Bell v. Wolfish

PETITIONER: Bell
RESPONDENT: Wolfish
LOCATION: Metropolitan Correctional Center

DOCKET NO.: 77-1829
DECIDED BY: Burger Court (1975-1981)
LOWER COURT: United States Court of Appeals for the Second Circuit

CITATION: 441 US 520 (1979)
ARGUED: Jan 16, 1979
DECIDED: May 14, 1979

ADVOCATES:
Mr. Andrew L. Frey - Argued the cause for the petitioners
Phylis Skloot Bamberger - Argued the cause for the respondents

Facts of the case

A class action lawsuit challenged the legality of conditions facing pretrial detainees in a New York City correctional facility. Petitioners claimed that double-bunking, restrictions on reading materials that inmates were allowed to receive, and required cavity searches and shakedowns amounted to punishment before conviction.

Question

Do certain conditions of confinement violate the individual liberty, due process, and privacy of pretrial detainees as protected by the First, Fourth, and Fifth Amendments through the Fourteenth Amendment?

Media for Bell v. Wolfish

Audio Transcription for Oral Argument - January 16, 1979 in Bell v. Wolfish

Warren E. Burger:

We'll hear arguments next in Bell against Wolfish.
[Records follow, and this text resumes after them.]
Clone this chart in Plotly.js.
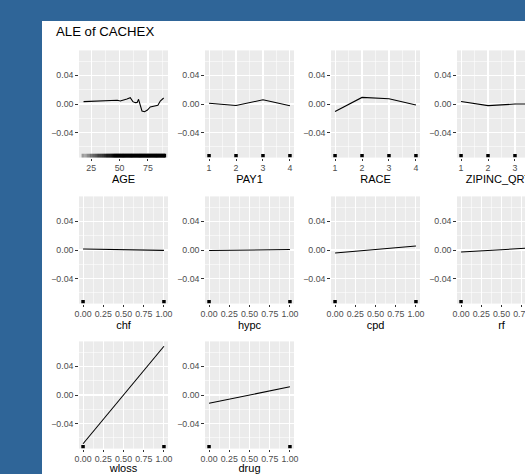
<!DOCTYPE html>
<html><head><meta charset="utf-8">
<script src="https://cdn.plot.ly/plotly-3.0.1.min.js"></script>
<style>
html,body{margin:0;padding:0;overflow:hidden;background:#2f6598;width:525px;height:474px;}
#wrap{position:absolute;left:42px;top:21px;width:483px;height:453px;background:#fff;overflow:hidden;}
#chart{position:absolute;left:0;top:0;width:560px;height:453px;}
</style></head><body>
<div id="wrap"><div id="chart"></div></div>
<script>
// ---- data ----
const chartTitle = "ALE of CACHEX";
const featureNames = ["AGE","PAY1","RACE","ZIPINC_QRTL","chf","hypc","cpd","rf","wloss","drug"];

const ageX = [18.3, 30, 43, 48, 50.6, 54, 56.5, 59.4, 61.7, 63.8, 65.5, 66.7, 68.2, 69.7, 72.0, 74.5, 77.0, 80, 82.0, 83.7, 85.8, 88.8];
const ageY = [0.0033, 0.0044, 0.0056, 0.0052, 0.0042, 0.0055, 0.007, 0.0088, 0.0033, 0.0019, 0.0022, 0.0065, -0.0037, -0.0098, -0.0107, -0.0085, -0.0042, -0.003, -0.0023, -0.0019, 0.0042, 0.0084];
const ageRug = [17,18,19,20,21,22,23,24,25,26,27,28,29,30,31,32,33,34,35,36,37,38,39,40,41,42,43,44,45,46,47,48,49,50,51,52,53,54,55,56,57,58,59,60,61,62,63,64,65,66,67,68,69,70,71,72,73,74,75,76,77,78,79,80,81,82,83,84,85,86,87,88,89,90];
const ageRugAlpha = [0.15,0.25,0.1,0.2,0.15,0.3,0.2,0.3,0.35,0.3,0.4,0.35,0.45,0.4,0.5,0.45,0.55,0.5,0.6,0.55,0.65,0.6,0.7,0.7,0.75,0.75,0.8,0.85,0.9,0.9,1,1,1,1,1,1,1,1,1,1,1,1,1,1,1,1,1,1,1,1,1,1,1,1,1,1,1,1,1,1,1,1,1,1,1,1,1,1,1,1,1,1,1,1];

const pay1X = [1, 2, 3, 4];
const pay1Y = [0.001, -0.002, 0.0058, -0.0025];
const raceX = [1, 2, 3, 4];
const raceY = [-0.0105, 0.0092, 0.0072, -0.0015];
const zipX = [1, 2, 3, 4];
const zipY = [0.0036, -0.0023, -0.0001, 0.0004];

const binX = [0, 1];
const chfY = [0.0015, -0.0005];
const hypcY = [-0.0007, 0.0006];
const cpdY = [-0.0043, 0.0057];
const rfY = [-0.0028, 0.0037];
const wlossY = [-0.068, 0.068];
const drugY = [-0.0115, 0.0115];

const yTicks = [-0.04, 0, 0.04];

// ---- layout geometry ----
const W = 560, H = 453;
const colLeft = [37, 163, 289, 415], panelW = 89;
const rowTop = [29.4, 175.4, 320.4], panelH = 107.2;
const yRange = [-0.0748, 0.0748];
const pxPerY = panelH / (yRange[1] - yRange[0]);

const panels = [
  {x: ageX, y: ageY, rug: ageRug, rugAlpha: ageRugAlpha, range: [14.3, 92.6], dtick: 25, minor: 12.5, fmt: 'd'},
  {x: pay1X, y: pay1Y, rug: pay1X, range: [0.85, 4.15], dtick: 1, minor: 0.5, fmt: 'd'},
  {x: raceX, y: raceY, rug: raceX, range: [0.85, 4.15], dtick: 1, minor: 0.5, fmt: 'd'},
  {x: zipX, y: zipY, rug: zipX, range: [0.85, 4.15], dtick: 1, minor: 0.5, fmt: 'd'},
  {x: binX, y: chfY, rug: binX, range: [-0.05, 1.05], dtick: 0.25, minor: 0.125, fmt: '.2f'},
  {x: binX, y: hypcY, rug: binX, range: [-0.05, 1.05], dtick: 0.25, minor: 0.125, fmt: '.2f'},
  {x: binX, y: cpdY, rug: binX, range: [-0.05, 1.05], dtick: 0.25, minor: 0.125, fmt: '.2f'},
  {x: binX, y: rfY, rug: binX, range: [-0.05, 1.05], dtick: 0.25, minor: 0.125, fmt: '.2f'},
  {x: binX, y: wlossY, rug: binX, range: [-0.05, 1.05], dtick: 0.25, minor: 0.125, fmt: '.2f'},
  {x: binX, y: drugY, rug: binX, range: [-0.05, 1.05], dtick: 0.25, minor: 0.125, fmt: '.2f'}
];

const traces = [];
const layout = {
  width: W, height: H,
  margin: {l: 0, r: 0, t: 0, b: 0},
  paper_bgcolor: '#ffffff',
  plot_bgcolor: '#EBEBEB',
  showlegend: false,
  font: {family: '"Liberation Sans", Arial, Helvetica, sans-serif', color: '#000'},
  annotations: [{
    text: chartTitle, xref: 'paper', yref: 'paper',
    x: 12 / W, y: 1 - 10.8 / H, xanchor: 'left', yanchor: 'middle',
    showarrow: false, font: {size: 13.2, color: '#000'}
  }]
};

panels.forEach((p, i) => {
  const r = Math.floor(i / 4), c = i % 4;
  const sfx = i === 0 ? '' : String(i + 1);
  const xa = 'x' + sfx, ya = 'y' + sfx;
  const x0 = colLeft[c] / W, x1 = (colLeft[c] + panelW) / W;
  const yTopF = 1 - rowTop[r] / H, yBotF = 1 - (rowTop[r] + panelH) / H;
  layout['xaxis' + sfx] = {
    domain: [x0, x1], anchor: ya, range: p.range,
    tick0: 0, dtick: p.dtick, tickformat: p.fmt,
    ticks: 'outside', ticklen: 2.75, tickwidth: 1, tickcolor: '#333333',
    ticklabelstandoff: -1,
    tickfont: {size: 8.8, color: '#4D4D4D'},
    showgrid: true, gridcolor: '#ffffff', gridwidth: 1.07,
    minor: {dtick: p.minor, tick0: 0, showgrid: true, gridcolor: '#ffffff', gridwidth: 0.53, ticks: ''},
    zeroline: false, showline: false, fixedrange: true,
    title: {text: featureNames[i], font: {size: 11, color: '#000'}, standoff: 0}
  };
  layout['yaxis' + sfx] = {
    domain: [yBotF, yTopF], anchor: xa, range: yRange,
    tickmode: 'array', tickvals: yTicks, ticktext: yTicks.map(v => (v < 0 ? '\u2212' : '') + Math.abs(v).toFixed(2)),
    ticks: 'outside', ticklen: 2.75, tickwidth: 1, tickcolor: '#333333',
    tickfont: {size: 8.8, color: '#4D4D4D'},
    showgrid: true, gridcolor: '#ffffff', gridwidth: 1.07,
    minor: {dtick: 0.02, tick0: 0, showgrid: true, gridcolor: '#ffffff', gridwidth: 0.53, ticks: ''},
    zeroline: false, showline: false, fixedrange: true
  };
  traces.push({
    type: 'scatter', mode: 'lines', x: p.x, y: p.y, xaxis: xa, yaxis: ya,
    line: {color: '#000', width: 1.07}, hoverinfo: 'skip'
  });
  if (p.rugAlpha) {
    traces.push({
      type: 'scatter', mode: 'markers', x: p.rug, y: p.rug.map(() => yRange[0] + 1.6 / pxPerY),
      xaxis: xa, yaxis: ya, hoverinfo: 'skip',
      marker: {symbol: 'line-ns', size: 3.2, line: {width: 2.2, color: p.rugAlpha.map(a => 'rgba(0,0,0,' + a + ')')}}
    });
  } else {
    traces.push({
      type: 'scatter', mode: 'markers', x: p.rug, y: p.rug.map(() => yRange[0] + 1.75 / pxPerY),
      xaxis: xa, yaxis: ya, hoverinfo: 'skip',
      marker: {symbol: 'square', size: 3.5, color: '#000', line: {width: 0}}
    });
  }
});

Plotly.newPlot('chart', traces, layout, {staticPlot: true, displayModeBar: false});
</script>
</body></html>
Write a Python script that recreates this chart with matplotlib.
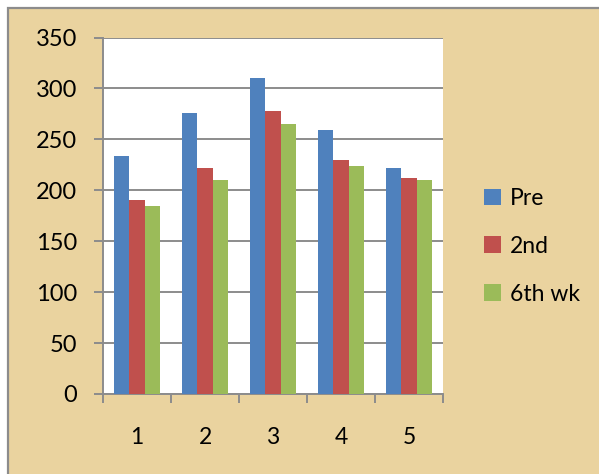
import matplotlib
matplotlib.use("Agg")
import matplotlib.pyplot as plt
from matplotlib.patches import Rectangle, Patch
import numpy as np

plt.rcParams["font.family"] = ["Lato", "DejaVu Sans"]

categories = ["1", "2", "3", "4", "5"]
series_names = ["Pre", "2nd", "6th wk"]
pre = [234, 276, 310, 259, 222]
second = [190, 222, 278, 230, 212]
sixth_wk = [185, 210, 265, 224, 210]
colors = ["#4F81BD", "#C0504D", "#9BBB59"]
y_ticks = [0, 50, 100, 150, 200, 250, 300, 350]

W, H = 599, 474
fig = plt.figure(figsize=(W / 100, H / 100), dpi=100, facecolor="white")

# parchment-coloured chart area with a grey frame on the left and top
fig.patches.append(Rectangle((8 / W, -0.1), 1.2, 1.1 - 8 / H,
                             transform=fig.transFigure, facecolor="#EAD39F",
                             edgecolor="#8C8C8C", linewidth=1.6, zorder=-10))

ax = fig.add_axes([103 / W, 80 / H, 340 / W, 356.5 / H])
ax.set_facecolor("white")

x = np.arange(len(categories))
bw = 1 / 4.5
for i, (vals, c) in enumerate(zip([pre, second, sixth_wk], colors)):
    ax.bar(x + (i - 1) * bw, vals, width=bw, color=c, zorder=3, linewidth=0)

ax.set_xlim(-0.5, len(categories) - 0.5)
ax.set_ylim(0, 350)
ax.set_yticks(y_ticks)
ax.yaxis.grid(True, color="#8C8C8C", linewidth=1.4, zorder=1)
ax.set_axisbelow(True)

for s in ["top", "right"]:
    ax.spines[s].set_visible(False)
for s in ["left", "bottom"]:
    ax.spines[s].set_color("#8C8C8C")
    ax.spines[s].set_linewidth(1.4)

# category boundaries carry the tick marks, centres carry the labels
ax.set_xticks(np.arange(-0.5, len(categories), 1.0))
ax.set_xticklabels([])
ax.set_xticks(x, minor=True)
ax.set_xticklabels(categories, minor=True)
ax.tick_params(axis="x", which="major", direction="out", length=6.5, width=1.4, color="#8C8C8C")
ax.tick_params(axis="x", which="minor", length=0, pad=24, labelsize=16.5)
ax.tick_params(axis="y", direction="out", length=6.5, width=1.4, color="#8C8C8C",
               pad=12, labelsize=17)

handles = [Patch(facecolor=c, edgecolor="none") for c in colors]
fig.legend(handles, series_names, loc="upper left",
           bbox_to_anchor=(484 / W, 1 - 188 / H), frameon=False, fontsize=16.5,
           handlelength=0.75, handleheight=0.75, handletextpad=0.4,
           labelspacing=1.17, borderpad=0, borderaxespad=0)

fig.savefig("out.png", dpi=100, facecolor=fig.get_facecolor())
Mr. Frey I think you may proceed when you are ready, now.

Mr. Andrew L. Frey:

Thank you.

Mr. Chief Justice and may it please the Court.

This case is here on writ of certiorari to the Court of Appeals for the Second Circuit to review certain aspects of its decision relating to conditions of confinement at the Metropolitan Correctional Center, a federally operated short-term custodial facility in New York City.

There are five issues presented to you for decision.

The first and perhaps potentially the most significant from the standpoint of constitutional doctrine, involves the constitutionality of double-bunking pretrial detainees in rooms designed for single occupancy.

William H. Rehnquist:

Mr. Frey when you say pretrial detainees I take it you are excluding those who are confined other than in a status as pretrial detainees?

Mr. Andrew L. Frey:

That's right.

There are various classifications of inmates that are kept at a facility like the MCC in addition to persons who are being held in lieu of bail or awaiting trial in criminal charges.

There is a significant group of inmates who are -- have been brought in on ad testificandum or ad prosequendum writs to appear in Federal Court proceedings who are prisoners serving other state or federal sentences.

There are persons awaiting parole and probation revocation hearings, and there are sentenced inmates whose sentences are such a short duration that it is deemed desirable to have them serve their sentence in New York.

Potter Stewart:

Well, all those categories of people are people who have been convicted and sentenced to confinement?

Mr. Andrew L. Frey:

That's correct.

Potter Stewart:

And since the Court of Appeals for the Second Circuit did not find that this was in any way cruel and unusual punishment and no appeal was taken from that, those people are out of the case, aren't they?

Mr. Andrew L. Frey:

As to the double-bunking issue.

Potter Stewart:

As to the double-bunking business.

Mr. Andrew L. Frey:

That's correct; they are out of the case.

Warren E. Burger:

Now the people who will remain there, who are awaiting trial, by definition they have not been able to secure release on bail or they wouldn't be there?

Mr. Andrew L. Frey:

The group of people that we're talking about in connection with the double-bunking issue are people who have been unable to secure a release on bail.

Thurgood Marshall:

[Inaudible]

Mr. Andrew L. Frey:

Is there any difference in the facility?

Thurgood Marshall:

I know it's new and all, but is it the same group of people?

Mr. Andrew L. Frey:

I believe it is generally the same group of people.

Actually there maybe some categories that were kept at West Street and they were shifted to other facilities when the MCC opened because of the population increase of people committed to bureau's custody, immigration, deportation cases and others.

Lewis F. Powell, Jr.:

Are the people being held because the -- they either were not allowed to put up bail or couldn't do it; those have been indicted for felonies or are there some people charged with misdemeanors?

Mr. Andrew L. Frey:

I don't know the record.

I simply don't know the answer to that question.

John Paul Stevens:

Mr. Frey before you get into your argument, if this were a state facility the cause of action would be brought under 1983 I would suppose.

Have you given any thought to what's the source of the cause of action that's asserted in this case?